YOUR GOAL: Output the lines from the top of the entries below to the line with "const yTickExps = [-9, -7, -5, -3, -1];", both included, exactly and without pictures.

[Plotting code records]

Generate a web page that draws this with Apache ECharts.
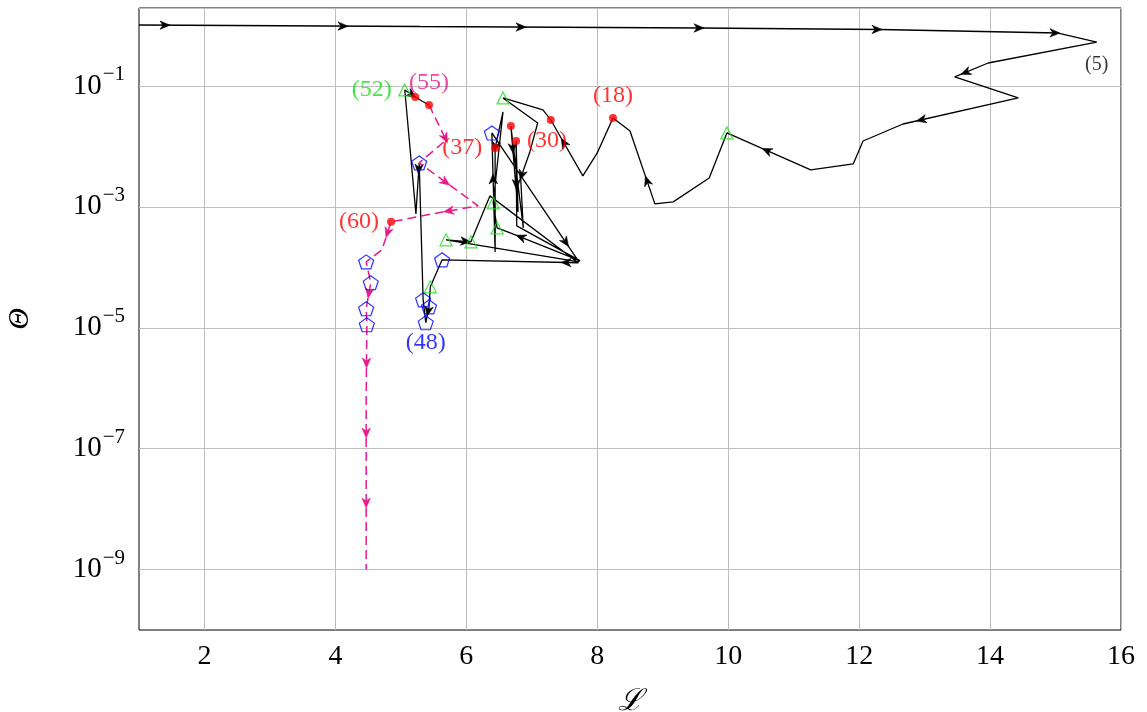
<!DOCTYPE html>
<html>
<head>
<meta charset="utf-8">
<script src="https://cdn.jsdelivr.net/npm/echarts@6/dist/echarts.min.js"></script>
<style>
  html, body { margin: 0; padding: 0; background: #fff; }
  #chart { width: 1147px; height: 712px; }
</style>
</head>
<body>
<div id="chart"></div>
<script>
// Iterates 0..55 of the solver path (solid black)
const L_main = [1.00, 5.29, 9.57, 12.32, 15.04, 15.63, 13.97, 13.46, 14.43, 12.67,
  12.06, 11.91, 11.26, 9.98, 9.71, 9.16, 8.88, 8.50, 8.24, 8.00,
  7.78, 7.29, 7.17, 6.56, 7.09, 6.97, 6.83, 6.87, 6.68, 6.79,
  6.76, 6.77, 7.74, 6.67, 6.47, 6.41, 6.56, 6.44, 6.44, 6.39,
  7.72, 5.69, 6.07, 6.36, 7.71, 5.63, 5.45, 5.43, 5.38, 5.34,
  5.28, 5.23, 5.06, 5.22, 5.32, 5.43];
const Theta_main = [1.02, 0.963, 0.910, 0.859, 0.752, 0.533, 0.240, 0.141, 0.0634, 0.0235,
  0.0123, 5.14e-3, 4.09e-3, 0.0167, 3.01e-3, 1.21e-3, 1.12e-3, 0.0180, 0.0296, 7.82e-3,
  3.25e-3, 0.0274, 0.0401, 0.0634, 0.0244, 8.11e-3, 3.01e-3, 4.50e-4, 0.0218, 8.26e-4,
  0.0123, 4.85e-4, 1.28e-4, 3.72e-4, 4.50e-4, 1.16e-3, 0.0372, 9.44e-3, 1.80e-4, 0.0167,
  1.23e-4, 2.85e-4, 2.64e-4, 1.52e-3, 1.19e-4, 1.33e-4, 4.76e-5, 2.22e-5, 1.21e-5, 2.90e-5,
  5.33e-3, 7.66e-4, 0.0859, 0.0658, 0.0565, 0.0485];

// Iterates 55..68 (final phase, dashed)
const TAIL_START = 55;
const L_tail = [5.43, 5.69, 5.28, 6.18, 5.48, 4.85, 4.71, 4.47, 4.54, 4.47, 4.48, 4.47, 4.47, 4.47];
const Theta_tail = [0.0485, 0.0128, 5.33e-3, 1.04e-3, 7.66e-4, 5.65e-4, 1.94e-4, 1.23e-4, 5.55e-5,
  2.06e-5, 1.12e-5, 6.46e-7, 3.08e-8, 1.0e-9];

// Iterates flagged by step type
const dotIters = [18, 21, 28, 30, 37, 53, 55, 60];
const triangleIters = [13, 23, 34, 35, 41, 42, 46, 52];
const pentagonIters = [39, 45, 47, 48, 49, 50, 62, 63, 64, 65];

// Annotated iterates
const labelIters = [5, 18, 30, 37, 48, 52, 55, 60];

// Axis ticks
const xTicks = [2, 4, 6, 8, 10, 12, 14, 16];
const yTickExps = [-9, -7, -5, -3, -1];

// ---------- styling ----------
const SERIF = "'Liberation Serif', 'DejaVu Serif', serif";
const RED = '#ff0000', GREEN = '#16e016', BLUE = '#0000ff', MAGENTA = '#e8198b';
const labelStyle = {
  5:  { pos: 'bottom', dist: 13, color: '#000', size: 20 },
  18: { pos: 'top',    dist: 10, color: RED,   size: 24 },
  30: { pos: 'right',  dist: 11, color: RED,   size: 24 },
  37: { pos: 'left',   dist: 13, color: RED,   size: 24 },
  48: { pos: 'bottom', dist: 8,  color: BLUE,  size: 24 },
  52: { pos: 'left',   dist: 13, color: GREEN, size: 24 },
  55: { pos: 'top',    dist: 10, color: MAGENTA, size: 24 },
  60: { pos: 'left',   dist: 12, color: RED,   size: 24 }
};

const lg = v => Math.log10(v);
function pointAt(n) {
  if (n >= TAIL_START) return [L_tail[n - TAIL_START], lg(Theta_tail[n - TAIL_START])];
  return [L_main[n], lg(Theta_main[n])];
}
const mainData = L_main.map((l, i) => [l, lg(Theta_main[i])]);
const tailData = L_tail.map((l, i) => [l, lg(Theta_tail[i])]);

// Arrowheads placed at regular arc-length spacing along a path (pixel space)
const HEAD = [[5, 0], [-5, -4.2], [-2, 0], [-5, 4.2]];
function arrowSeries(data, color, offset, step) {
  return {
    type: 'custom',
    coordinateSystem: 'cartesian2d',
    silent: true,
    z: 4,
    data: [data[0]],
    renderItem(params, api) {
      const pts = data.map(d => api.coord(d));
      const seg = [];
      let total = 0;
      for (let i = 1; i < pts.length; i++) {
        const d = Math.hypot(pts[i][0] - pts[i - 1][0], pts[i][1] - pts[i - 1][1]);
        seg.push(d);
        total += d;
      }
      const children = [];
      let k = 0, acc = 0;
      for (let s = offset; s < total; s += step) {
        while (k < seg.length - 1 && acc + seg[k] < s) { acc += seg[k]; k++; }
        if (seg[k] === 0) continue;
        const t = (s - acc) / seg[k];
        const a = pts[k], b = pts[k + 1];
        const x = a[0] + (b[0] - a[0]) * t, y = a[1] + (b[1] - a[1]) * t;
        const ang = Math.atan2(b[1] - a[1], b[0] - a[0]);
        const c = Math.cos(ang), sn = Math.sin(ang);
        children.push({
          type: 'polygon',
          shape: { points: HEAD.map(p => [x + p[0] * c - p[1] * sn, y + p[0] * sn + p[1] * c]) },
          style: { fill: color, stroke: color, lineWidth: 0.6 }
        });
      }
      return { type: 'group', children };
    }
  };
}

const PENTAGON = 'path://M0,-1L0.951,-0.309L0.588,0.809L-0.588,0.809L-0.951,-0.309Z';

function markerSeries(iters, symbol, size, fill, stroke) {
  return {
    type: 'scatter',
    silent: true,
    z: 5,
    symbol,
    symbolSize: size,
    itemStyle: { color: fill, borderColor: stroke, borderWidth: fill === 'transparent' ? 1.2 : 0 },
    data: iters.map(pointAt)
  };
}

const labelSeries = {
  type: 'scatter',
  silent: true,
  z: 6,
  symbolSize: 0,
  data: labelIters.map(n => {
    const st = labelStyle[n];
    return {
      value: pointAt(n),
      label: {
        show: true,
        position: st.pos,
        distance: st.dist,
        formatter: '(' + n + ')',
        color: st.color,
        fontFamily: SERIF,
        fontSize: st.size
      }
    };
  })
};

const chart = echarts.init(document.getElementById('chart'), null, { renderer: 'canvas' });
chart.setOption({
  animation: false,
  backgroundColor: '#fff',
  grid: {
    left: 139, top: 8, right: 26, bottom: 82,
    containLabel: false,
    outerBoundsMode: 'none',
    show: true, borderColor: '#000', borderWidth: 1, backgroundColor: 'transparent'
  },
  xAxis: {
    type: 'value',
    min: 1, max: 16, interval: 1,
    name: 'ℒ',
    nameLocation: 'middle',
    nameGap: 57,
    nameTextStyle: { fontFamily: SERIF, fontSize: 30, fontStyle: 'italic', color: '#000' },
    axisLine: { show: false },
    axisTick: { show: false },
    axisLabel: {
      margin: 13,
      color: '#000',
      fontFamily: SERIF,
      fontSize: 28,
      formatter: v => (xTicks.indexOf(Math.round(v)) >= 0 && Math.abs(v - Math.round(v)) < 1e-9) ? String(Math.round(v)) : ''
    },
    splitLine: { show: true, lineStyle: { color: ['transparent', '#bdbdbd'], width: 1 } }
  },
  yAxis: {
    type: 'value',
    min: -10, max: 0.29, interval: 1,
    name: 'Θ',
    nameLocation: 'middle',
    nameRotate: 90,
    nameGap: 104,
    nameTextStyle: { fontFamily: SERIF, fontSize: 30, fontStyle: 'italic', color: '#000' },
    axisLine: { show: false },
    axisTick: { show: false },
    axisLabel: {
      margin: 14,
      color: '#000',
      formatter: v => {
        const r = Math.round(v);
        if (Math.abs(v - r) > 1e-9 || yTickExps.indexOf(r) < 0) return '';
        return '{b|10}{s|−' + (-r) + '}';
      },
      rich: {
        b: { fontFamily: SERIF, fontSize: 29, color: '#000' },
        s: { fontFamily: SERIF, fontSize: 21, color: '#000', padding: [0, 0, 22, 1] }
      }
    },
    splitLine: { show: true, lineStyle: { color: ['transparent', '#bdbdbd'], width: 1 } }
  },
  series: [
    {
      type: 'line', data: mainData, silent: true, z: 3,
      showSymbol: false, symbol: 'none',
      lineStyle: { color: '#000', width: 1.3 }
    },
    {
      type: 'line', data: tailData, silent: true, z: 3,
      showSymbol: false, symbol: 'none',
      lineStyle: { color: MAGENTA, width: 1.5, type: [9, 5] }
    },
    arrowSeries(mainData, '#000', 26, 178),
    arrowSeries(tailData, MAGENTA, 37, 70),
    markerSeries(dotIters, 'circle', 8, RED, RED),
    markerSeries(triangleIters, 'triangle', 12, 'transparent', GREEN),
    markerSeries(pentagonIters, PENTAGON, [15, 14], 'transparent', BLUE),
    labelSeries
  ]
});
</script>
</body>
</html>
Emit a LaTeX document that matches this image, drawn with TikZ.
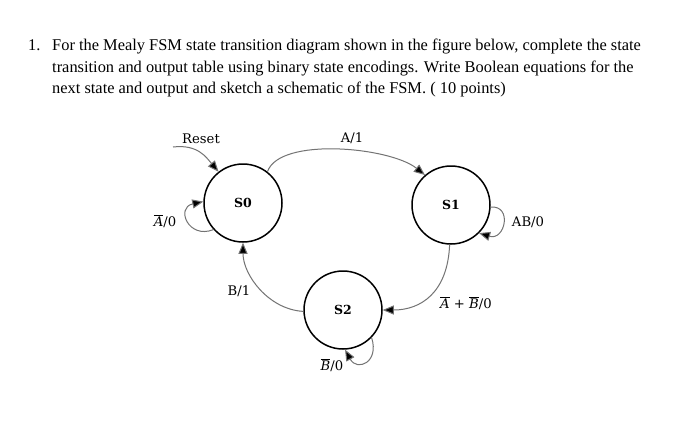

EXERCISE SOLUTION:
Generate a web page that draws this with Apache ECharts.
<!DOCTYPE html>
<html>
<head>
<meta charset="utf-8">
<script src="https://cdn.jsdelivr.net/npm/echarts@6/dist/echarts.min.js"></script>
<style>
  html, body { margin: 0; padding: 0; background: #fff; }
  #chart { width: 1147px; height: 712px; }
</style>
</head>
<body>
<div id="chart"></div>
<script>
// Iterates 0..55 of the solver path (solid black)
const L_main = [1.00, 5.29, 9.57, 12.32, 15.04, 15.63, 13.97, 13.46, 14.43, 12.67,
  12.06, 11.91, 11.26, 9.98, 9.71, 9.16, 8.88, 8.50, 8.24, 8.00,
  7.78, 7.29, 7.17, 6.56, 7.09, 6.97, 6.83, 6.87, 6.68, 6.79,
  6.76, 6.77, 7.74, 6.67, 6.47, 6.41, 6.56, 6.44, 6.44, 6.39,
  7.72, 5.69, 6.07, 6.36, 7.71, 5.63, 5.45, 5.43, 5.38, 5.34,
  5.28, 5.23, 5.06, 5.22, 5.32, 5.43];
const Theta_main = [1.02, 0.963, 0.910, 0.859, 0.752, 0.533, 0.240, 0.141, 0.0634, 0.0235,
  0.0123, 5.14e-3, 4.09e-3, 0.0167, 3.01e-3, 1.21e-3, 1.12e-3, 0.0180, 0.0296, 7.82e-3,
  3.25e-3, 0.0274, 0.0401, 0.0634, 0.0244, 8.11e-3, 3.01e-3, 4.50e-4, 0.0218, 8.26e-4,
  0.0123, 4.85e-4, 1.28e-4, 3.72e-4, 4.50e-4, 1.16e-3, 0.0372, 9.44e-3, 1.80e-4, 0.0167,
  1.23e-4, 2.85e-4, 2.64e-4, 1.52e-3, 1.19e-4, 1.33e-4, 4.76e-5, 2.22e-5, 1.21e-5, 2.90e-5,
  5.33e-3, 7.66e-4, 0.0859, 0.0658, 0.0565, 0.0485];

// Iterates 55..68 (final phase, dashed)
const TAIL_START = 55;
const L_tail = [5.43, 5.69, 5.28, 6.18, 5.48, 4.85, 4.71, 4.47, 4.54, 4.47, 4.48, 4.47, 4.47, 4.47];
const Theta_tail = [0.0485, 0.0128, 5.33e-3, 1.04e-3, 7.66e-4, 5.65e-4, 1.94e-4, 1.23e-4, 5.55e-5,
  2.06e-5, 1.12e-5, 6.46e-7, 3.08e-8, 1.0e-9];

// Iterates flagged by step type
const dotIters = [18, 21, 28, 30, 37, 53, 55, 60];
const triangleIters = [13, 23, 34, 35, 41, 42, 46, 52];
const pentagonIters = [39, 45, 47, 48, 49, 50, 62, 63, 64, 65];

// Annotated iterates
const labelIters = [5, 18, 30, 37, 48, 52, 55, 60];

// Axis ticks
const xTicks = [2, 4, 6, 8, 10, 12, 14, 16];
const yTickExps = [-9, -7, -5, -3, -1];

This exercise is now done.